[Rows from a dataset]
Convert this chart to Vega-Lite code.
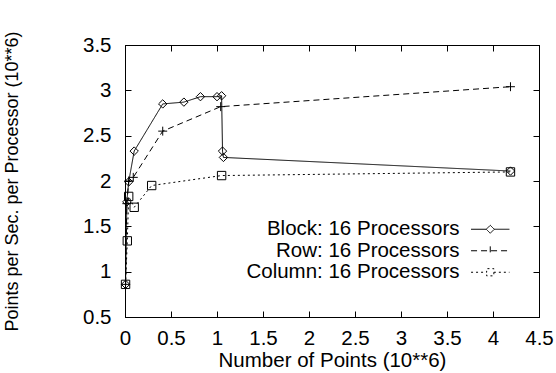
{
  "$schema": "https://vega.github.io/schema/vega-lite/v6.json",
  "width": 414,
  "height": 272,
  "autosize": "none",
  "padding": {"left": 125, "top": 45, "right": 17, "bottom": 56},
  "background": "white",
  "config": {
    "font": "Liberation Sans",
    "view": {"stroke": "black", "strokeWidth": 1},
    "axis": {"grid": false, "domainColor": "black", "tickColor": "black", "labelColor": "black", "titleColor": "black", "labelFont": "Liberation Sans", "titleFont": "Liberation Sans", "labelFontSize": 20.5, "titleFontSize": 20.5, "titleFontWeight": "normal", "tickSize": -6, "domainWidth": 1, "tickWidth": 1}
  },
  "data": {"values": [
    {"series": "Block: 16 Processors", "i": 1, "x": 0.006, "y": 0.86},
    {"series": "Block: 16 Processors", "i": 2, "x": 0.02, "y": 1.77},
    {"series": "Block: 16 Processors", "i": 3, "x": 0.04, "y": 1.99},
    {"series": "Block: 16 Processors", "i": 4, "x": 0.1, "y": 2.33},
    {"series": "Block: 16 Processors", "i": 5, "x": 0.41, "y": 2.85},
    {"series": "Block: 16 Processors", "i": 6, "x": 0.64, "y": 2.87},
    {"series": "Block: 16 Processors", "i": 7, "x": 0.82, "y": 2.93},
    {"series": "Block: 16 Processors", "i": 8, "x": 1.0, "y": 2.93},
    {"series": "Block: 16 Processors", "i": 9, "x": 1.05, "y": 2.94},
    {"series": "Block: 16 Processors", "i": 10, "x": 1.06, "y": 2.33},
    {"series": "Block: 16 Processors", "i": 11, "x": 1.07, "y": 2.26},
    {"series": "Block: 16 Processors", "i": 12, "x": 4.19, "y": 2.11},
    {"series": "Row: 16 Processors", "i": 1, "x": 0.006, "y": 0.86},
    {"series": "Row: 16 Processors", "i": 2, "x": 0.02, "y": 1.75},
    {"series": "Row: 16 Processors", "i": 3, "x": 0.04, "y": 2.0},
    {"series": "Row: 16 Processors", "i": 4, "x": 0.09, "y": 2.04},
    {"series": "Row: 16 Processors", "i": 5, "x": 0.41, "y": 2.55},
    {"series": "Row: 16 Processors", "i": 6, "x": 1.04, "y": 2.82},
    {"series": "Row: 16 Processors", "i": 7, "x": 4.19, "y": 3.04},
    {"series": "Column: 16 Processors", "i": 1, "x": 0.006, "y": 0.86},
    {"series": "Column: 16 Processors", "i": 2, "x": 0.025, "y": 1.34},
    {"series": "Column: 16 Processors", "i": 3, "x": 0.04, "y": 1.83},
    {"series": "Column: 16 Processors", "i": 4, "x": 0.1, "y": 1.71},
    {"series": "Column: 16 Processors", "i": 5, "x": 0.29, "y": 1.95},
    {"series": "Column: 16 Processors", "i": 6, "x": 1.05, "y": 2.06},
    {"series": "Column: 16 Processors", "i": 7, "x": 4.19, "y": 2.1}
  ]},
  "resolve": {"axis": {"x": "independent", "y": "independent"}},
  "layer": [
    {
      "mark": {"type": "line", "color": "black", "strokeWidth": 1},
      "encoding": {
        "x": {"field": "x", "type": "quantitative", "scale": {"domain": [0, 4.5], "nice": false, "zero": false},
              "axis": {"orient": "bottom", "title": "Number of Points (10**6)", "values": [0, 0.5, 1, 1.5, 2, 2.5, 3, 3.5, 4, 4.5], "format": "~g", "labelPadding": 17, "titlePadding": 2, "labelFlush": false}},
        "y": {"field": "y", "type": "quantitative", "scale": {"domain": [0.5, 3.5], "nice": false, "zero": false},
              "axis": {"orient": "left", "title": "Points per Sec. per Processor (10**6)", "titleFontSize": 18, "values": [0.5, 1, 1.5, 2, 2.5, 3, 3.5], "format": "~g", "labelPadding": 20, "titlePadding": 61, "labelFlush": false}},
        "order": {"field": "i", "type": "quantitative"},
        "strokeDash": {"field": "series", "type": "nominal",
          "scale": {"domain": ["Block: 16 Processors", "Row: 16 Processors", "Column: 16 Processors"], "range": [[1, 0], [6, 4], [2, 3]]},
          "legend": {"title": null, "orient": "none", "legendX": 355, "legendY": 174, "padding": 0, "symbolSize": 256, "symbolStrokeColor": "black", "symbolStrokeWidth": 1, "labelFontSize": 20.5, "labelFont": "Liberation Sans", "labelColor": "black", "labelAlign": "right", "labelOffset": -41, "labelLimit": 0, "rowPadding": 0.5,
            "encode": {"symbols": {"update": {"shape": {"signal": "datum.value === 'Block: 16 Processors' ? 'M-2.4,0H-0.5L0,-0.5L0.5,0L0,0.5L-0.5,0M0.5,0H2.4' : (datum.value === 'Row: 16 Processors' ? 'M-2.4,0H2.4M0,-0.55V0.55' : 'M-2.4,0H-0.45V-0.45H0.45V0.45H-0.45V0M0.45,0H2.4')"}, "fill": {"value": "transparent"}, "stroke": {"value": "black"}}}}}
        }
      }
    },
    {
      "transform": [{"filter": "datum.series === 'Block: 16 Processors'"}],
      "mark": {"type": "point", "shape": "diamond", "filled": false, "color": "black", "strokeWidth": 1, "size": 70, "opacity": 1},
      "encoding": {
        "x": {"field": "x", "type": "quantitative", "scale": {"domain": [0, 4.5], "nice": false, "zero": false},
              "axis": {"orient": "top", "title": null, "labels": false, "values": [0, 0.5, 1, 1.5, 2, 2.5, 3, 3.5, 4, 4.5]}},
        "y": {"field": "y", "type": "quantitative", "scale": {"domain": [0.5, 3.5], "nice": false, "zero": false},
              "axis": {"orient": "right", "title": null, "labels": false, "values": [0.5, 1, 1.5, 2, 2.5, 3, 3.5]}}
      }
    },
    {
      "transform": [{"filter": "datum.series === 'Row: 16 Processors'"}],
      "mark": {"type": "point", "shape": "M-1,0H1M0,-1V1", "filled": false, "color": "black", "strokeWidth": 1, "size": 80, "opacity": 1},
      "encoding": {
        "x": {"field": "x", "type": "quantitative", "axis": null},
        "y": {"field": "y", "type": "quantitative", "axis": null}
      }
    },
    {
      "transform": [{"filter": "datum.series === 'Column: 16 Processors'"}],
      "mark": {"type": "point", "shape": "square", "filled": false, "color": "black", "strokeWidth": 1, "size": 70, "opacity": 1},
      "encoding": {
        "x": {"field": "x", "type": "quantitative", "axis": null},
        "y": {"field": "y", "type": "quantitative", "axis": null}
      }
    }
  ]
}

==

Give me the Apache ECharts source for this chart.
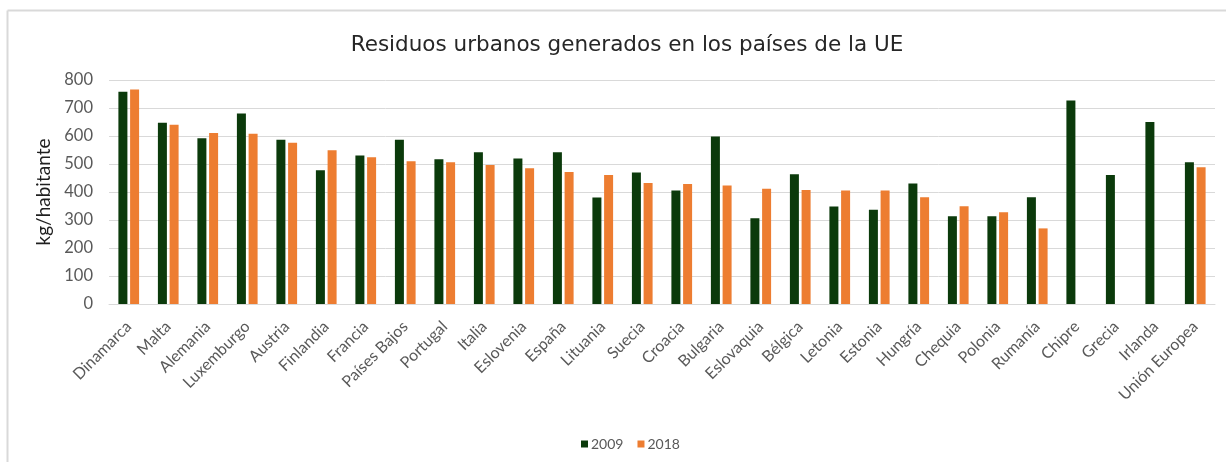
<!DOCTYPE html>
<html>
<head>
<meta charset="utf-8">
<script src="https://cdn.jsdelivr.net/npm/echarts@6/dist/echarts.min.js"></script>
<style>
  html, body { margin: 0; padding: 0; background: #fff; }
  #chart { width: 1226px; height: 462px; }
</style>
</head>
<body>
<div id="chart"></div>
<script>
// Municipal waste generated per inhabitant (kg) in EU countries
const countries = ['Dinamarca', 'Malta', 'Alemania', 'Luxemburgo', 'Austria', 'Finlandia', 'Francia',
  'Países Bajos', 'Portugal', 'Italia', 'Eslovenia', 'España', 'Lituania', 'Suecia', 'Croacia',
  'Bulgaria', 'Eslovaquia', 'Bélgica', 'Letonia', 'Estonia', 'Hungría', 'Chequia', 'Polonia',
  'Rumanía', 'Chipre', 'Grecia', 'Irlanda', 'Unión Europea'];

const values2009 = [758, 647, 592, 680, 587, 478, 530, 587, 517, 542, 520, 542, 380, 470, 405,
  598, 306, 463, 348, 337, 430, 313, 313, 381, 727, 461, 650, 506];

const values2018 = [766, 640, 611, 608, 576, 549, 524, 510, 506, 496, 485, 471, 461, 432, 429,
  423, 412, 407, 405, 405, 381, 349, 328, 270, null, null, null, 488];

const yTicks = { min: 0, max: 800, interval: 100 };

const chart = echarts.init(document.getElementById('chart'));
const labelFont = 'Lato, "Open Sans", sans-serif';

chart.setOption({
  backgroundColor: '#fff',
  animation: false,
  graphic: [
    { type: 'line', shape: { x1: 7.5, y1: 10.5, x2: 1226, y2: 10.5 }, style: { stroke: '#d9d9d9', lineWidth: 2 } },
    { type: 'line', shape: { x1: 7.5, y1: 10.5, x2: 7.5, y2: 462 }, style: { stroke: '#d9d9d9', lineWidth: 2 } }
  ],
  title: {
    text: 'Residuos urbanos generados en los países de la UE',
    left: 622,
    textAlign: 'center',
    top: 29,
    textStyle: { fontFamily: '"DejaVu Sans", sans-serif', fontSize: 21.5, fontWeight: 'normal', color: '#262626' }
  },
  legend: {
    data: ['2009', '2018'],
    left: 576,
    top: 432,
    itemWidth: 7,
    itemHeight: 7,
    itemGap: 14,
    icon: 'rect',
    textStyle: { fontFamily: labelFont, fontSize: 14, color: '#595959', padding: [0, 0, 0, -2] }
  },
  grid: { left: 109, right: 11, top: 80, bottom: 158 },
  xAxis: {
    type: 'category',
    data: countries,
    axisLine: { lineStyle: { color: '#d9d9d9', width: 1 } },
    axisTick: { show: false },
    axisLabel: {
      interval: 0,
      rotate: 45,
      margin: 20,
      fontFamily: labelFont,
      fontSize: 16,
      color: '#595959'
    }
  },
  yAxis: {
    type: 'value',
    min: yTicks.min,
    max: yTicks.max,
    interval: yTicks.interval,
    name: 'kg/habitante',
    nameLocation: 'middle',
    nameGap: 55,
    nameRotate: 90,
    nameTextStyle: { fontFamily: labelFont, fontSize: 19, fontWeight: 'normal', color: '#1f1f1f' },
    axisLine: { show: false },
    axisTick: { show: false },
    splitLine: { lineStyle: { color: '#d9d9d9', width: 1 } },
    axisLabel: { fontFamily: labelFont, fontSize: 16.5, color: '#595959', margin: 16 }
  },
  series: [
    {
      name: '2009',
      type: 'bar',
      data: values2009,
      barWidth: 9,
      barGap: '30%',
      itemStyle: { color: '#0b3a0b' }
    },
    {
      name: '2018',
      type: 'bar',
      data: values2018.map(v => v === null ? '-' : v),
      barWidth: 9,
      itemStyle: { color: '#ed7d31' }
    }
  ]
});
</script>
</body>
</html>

- THE TASK -
Using the listing, collect all lines in which the string "this" is found.

- ANSWER TO THE PROBLEM -
Convert this chart to Vega-Lite code.
Give me the Apache ECharts source for this chart.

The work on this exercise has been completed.